- [INSTRUCTION]: Tally the lines containing the word "with" and give the total alone.

start DATA SHOWN

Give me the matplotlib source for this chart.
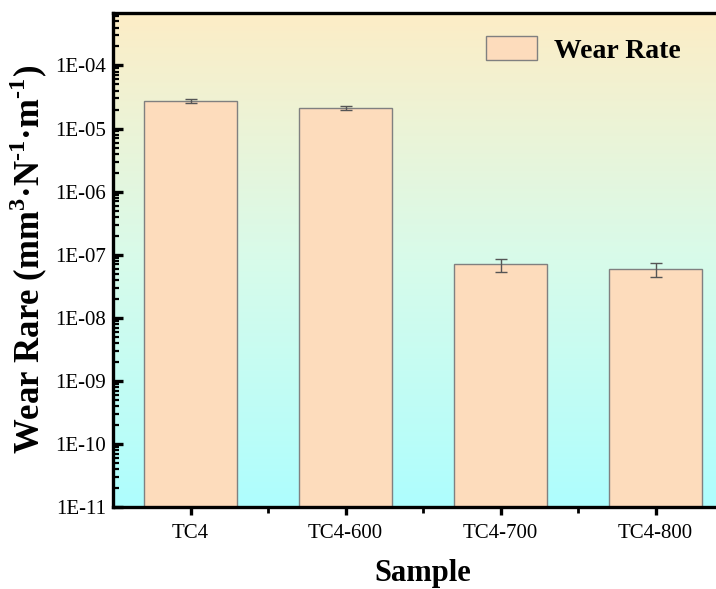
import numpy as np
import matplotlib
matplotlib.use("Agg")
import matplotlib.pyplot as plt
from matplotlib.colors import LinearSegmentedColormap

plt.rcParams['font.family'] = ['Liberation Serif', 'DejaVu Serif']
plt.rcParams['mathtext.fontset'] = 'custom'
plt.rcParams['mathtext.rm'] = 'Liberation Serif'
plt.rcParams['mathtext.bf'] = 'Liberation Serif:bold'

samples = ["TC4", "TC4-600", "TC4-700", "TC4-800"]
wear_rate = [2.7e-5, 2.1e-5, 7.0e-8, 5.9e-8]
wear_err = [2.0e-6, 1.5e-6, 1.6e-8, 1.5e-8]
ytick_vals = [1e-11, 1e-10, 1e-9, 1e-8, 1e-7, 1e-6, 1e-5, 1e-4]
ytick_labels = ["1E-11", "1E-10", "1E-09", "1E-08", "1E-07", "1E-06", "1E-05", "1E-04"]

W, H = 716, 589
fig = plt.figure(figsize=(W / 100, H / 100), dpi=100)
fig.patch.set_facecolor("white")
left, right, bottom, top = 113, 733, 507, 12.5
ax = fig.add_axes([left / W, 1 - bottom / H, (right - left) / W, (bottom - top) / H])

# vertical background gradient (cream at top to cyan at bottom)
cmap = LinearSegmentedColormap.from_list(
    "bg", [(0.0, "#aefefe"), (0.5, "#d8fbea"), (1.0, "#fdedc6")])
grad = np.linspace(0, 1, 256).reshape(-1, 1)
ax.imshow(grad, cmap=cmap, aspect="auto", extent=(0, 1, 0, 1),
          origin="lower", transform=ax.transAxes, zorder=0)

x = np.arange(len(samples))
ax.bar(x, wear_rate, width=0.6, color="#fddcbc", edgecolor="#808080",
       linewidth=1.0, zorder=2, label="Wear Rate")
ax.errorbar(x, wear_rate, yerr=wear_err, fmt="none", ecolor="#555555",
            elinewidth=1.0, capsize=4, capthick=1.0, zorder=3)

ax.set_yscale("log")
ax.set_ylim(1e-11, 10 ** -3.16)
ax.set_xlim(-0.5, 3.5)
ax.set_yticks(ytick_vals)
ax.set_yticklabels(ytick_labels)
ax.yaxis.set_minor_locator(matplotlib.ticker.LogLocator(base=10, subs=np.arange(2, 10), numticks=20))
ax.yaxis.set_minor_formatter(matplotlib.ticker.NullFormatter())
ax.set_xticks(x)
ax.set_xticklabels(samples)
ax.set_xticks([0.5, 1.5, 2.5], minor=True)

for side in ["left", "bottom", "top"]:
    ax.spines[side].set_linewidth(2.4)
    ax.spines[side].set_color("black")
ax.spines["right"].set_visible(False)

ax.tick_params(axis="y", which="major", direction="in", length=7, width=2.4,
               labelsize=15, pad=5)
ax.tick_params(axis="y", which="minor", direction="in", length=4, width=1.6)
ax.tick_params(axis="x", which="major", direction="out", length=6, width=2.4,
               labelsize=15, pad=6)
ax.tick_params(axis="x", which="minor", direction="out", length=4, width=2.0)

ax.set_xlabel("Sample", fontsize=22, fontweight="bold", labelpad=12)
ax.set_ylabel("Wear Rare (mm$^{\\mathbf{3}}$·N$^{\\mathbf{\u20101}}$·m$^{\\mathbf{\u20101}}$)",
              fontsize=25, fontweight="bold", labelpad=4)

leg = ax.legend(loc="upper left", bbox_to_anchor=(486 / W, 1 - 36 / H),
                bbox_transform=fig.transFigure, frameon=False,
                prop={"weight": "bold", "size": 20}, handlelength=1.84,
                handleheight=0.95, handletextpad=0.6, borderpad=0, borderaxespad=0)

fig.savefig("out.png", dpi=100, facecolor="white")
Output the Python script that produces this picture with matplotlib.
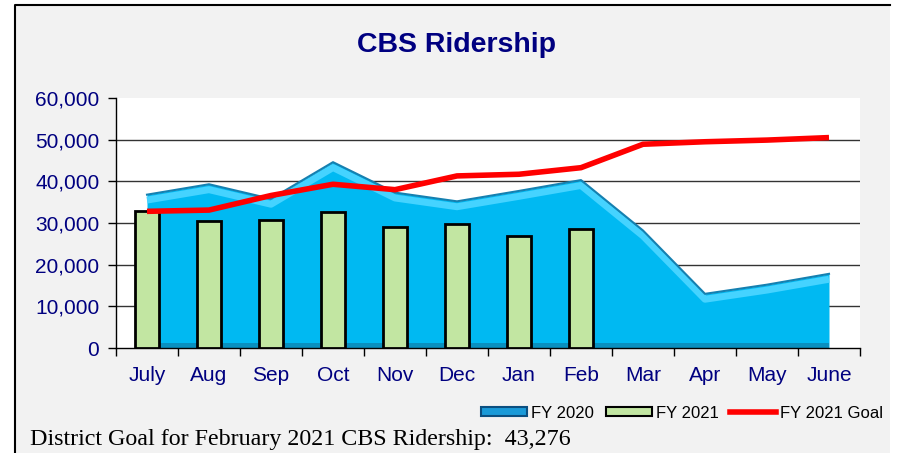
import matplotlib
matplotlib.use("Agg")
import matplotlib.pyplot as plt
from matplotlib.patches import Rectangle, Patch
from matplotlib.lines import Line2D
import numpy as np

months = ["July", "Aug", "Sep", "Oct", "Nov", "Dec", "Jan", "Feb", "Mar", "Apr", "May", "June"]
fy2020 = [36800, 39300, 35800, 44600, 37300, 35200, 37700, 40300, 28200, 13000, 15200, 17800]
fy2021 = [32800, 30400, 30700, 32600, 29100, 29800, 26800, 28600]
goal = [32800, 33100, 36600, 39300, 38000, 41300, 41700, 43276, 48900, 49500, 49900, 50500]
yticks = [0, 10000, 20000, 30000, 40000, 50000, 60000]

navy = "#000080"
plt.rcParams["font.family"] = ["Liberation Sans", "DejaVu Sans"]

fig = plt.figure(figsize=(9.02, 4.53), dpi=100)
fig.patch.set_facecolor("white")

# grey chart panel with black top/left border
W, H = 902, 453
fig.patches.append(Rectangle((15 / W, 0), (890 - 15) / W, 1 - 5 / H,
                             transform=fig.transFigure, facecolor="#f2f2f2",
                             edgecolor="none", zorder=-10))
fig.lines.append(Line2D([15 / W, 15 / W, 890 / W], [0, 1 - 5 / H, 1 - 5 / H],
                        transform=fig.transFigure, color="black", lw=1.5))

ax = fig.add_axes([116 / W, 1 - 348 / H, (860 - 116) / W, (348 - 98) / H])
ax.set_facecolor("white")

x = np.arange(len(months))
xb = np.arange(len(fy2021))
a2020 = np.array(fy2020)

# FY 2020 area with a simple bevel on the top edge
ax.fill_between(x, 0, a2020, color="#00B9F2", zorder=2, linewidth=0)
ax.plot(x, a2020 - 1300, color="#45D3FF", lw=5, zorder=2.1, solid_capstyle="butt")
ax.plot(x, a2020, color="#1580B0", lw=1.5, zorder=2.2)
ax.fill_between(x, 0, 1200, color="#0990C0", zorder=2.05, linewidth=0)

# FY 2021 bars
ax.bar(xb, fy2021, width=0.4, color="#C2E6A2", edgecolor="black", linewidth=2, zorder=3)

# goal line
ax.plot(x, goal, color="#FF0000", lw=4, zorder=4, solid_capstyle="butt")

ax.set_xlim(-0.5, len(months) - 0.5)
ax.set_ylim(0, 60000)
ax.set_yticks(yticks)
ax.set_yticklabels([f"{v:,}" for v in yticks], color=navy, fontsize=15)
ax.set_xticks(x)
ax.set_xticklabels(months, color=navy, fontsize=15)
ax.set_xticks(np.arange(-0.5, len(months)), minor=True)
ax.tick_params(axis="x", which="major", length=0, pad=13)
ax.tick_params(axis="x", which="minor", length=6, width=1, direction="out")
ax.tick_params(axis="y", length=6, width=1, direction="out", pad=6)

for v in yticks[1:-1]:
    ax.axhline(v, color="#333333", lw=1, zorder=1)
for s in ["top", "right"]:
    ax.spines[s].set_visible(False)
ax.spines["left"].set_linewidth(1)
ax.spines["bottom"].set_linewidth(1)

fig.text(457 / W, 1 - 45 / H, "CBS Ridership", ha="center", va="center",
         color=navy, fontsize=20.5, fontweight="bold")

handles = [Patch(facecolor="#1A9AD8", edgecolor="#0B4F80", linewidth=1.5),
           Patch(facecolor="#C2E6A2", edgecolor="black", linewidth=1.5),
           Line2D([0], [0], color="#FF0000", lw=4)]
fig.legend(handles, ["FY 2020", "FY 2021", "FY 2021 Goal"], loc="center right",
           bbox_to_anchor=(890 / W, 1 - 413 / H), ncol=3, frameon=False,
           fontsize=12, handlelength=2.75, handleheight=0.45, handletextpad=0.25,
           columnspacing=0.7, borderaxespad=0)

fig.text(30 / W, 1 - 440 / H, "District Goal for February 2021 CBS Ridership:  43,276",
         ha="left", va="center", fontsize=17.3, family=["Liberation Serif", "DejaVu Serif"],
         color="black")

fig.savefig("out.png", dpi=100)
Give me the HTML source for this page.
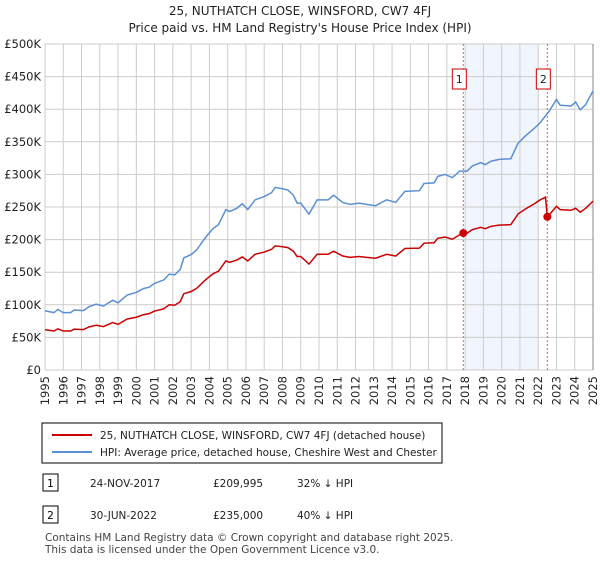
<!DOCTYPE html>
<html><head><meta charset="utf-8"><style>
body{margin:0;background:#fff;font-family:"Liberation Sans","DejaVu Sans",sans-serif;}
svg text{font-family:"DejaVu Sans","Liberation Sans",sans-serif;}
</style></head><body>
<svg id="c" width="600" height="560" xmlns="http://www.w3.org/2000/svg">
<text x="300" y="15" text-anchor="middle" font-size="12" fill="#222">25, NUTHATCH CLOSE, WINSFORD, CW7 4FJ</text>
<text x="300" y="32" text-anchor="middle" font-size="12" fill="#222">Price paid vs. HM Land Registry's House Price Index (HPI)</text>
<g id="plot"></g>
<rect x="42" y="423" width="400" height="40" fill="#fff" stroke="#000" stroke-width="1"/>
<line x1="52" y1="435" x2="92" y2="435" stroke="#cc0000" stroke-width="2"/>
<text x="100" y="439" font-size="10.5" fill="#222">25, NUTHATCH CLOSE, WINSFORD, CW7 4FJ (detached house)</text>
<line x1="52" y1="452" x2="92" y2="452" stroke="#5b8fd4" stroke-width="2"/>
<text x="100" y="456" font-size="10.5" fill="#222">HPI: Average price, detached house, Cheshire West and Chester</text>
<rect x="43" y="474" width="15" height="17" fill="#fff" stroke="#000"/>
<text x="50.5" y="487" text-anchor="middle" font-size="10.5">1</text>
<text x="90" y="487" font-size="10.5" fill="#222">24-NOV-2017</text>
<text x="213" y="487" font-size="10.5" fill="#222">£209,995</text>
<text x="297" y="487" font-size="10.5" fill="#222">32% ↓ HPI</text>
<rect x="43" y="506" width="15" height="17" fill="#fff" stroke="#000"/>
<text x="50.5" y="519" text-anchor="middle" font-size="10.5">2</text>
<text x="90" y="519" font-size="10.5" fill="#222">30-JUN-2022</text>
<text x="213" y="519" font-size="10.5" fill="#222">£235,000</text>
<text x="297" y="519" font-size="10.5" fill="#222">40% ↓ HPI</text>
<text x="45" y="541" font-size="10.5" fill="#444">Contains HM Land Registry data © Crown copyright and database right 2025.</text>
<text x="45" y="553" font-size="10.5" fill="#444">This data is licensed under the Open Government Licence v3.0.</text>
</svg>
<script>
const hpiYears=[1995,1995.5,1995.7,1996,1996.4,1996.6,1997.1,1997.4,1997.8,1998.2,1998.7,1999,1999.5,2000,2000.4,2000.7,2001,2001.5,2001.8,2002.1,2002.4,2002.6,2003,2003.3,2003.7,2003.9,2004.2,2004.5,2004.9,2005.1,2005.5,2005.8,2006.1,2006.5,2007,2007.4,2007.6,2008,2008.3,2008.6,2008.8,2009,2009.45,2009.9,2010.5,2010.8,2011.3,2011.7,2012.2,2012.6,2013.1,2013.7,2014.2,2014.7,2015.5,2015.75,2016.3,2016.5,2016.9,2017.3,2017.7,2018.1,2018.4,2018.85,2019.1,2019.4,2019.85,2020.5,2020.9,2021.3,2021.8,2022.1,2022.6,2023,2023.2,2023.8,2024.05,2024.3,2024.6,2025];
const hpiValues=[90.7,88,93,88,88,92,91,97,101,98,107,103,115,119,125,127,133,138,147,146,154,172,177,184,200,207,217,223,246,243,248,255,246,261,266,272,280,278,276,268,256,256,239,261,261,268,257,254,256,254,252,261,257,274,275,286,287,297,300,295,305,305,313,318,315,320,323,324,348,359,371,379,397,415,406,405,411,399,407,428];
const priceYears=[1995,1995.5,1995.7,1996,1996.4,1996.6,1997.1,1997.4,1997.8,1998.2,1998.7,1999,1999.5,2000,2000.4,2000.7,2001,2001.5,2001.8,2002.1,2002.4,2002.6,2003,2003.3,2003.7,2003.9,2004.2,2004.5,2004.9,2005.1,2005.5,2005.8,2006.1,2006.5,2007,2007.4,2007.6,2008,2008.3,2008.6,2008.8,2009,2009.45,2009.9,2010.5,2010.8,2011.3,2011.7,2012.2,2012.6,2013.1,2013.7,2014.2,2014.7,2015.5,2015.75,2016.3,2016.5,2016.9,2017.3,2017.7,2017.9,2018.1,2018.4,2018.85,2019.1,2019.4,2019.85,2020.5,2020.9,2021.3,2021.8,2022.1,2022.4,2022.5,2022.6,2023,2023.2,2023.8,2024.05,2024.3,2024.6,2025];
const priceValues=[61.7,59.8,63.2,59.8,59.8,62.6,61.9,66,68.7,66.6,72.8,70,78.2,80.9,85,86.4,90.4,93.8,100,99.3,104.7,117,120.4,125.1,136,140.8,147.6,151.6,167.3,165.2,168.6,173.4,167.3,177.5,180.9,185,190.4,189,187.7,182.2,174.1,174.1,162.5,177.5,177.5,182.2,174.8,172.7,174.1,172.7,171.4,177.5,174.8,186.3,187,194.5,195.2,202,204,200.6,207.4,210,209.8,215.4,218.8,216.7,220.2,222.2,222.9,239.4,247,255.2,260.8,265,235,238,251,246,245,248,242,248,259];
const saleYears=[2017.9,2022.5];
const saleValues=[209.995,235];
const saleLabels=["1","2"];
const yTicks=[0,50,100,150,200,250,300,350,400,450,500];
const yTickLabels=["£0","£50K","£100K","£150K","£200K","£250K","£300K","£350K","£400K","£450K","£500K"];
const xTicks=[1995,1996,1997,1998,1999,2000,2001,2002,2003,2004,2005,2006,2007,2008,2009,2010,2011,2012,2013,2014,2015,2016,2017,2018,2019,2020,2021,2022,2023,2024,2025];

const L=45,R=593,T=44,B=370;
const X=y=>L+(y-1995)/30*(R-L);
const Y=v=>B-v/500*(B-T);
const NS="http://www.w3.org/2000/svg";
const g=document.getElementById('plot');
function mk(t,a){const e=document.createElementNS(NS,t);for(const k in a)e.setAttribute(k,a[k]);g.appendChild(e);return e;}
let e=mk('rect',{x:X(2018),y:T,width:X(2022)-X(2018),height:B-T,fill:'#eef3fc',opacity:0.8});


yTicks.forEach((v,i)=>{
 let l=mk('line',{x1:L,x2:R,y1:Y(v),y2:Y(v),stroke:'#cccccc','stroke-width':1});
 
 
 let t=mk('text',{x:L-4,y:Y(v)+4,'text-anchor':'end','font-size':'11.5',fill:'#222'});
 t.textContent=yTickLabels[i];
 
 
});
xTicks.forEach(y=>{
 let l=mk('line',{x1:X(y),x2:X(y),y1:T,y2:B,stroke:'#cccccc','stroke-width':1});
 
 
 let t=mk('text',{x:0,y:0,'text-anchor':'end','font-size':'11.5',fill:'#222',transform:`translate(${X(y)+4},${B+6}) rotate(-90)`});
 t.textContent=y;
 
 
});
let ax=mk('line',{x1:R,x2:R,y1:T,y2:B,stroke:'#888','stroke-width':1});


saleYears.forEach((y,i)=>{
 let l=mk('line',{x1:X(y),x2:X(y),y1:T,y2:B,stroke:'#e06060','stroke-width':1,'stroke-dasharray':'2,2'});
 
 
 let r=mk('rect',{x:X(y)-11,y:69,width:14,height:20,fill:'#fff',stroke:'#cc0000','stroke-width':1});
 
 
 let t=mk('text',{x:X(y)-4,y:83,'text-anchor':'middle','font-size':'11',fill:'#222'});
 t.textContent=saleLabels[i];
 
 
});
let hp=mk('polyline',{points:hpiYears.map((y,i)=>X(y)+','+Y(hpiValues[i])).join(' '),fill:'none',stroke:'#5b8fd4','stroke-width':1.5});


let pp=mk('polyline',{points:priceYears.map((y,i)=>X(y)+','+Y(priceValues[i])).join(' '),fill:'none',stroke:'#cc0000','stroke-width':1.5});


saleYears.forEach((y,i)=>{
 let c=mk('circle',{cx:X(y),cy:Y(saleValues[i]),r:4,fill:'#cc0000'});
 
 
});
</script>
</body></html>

end DATA SHOWN

- [OUTPUT OF THE EXERCISE]: 3